Sent from my SM-A205U using Tapatalk
 

jokrswylde

AzB Silver Member
Rating - 100%
1   0   0
Here are some of my opinions. Thanks for asking!


2) Start with what pros do--I teach what pros do, many of their competencies can be absorbed by amateurs. How do most pros aim? They pick out a spot on the object ball "and send the cue ball there". This is their aim by instinct rubric.

What spot do they pick and how do they pick it? That, to me, is the rub. I have taken a couple lessons, am pretty consistent with doing my Mother drills and repeating my stroke mantra and all that, and typically practice 15+ hours a week.

I feel I am developing an internal "shot library", where I see a cut angle and "know" where to aim to pocket the ball. But man is it slow going. I will often use ghostball to get me in the right zip code, and maybe use some poology just to confirm that "yes this is a quarter ball hit". (I haven't given Poology enough table to not get frustrated when the OB fraction is, say, 3/5 instead of a true half ball hit)

Typically, if I am dead set on making a ball, it will go in. My problem is that I don't have the mental focus to treat every. single. ball. like it was the winning ball. I will see a shot, think to myself, " oh, this is for sure a 30 degree cut" get down and fire and miss. When, if I would have taken my time and FOCUSED, I would have realized it was slightly more or less than a 30 degree cut and made the adjustment.
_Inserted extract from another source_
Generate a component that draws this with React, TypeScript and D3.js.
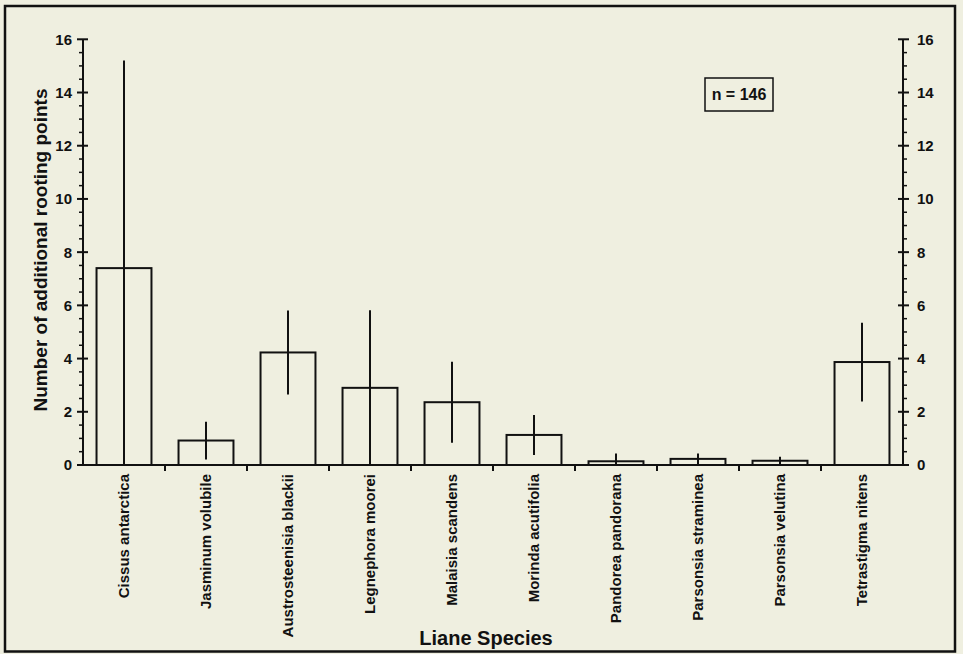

To me, that is what makes run out players so awe inspiring. The mental focus it takes to not get sloppy and miss silly shots.
 

Patrick Johnson

Fish of the Day
Rating - 0%
0   0   0
What spot do they pick and how do they pick it? That, to me, is the rub.
I find it easy to see the spot on the OB I want to hit - the one directly opposite where I want the OB to go. Hitting that spot with the CB isn't a gimme, but having that target to work with has made the learning-to-aim journey much easier for me.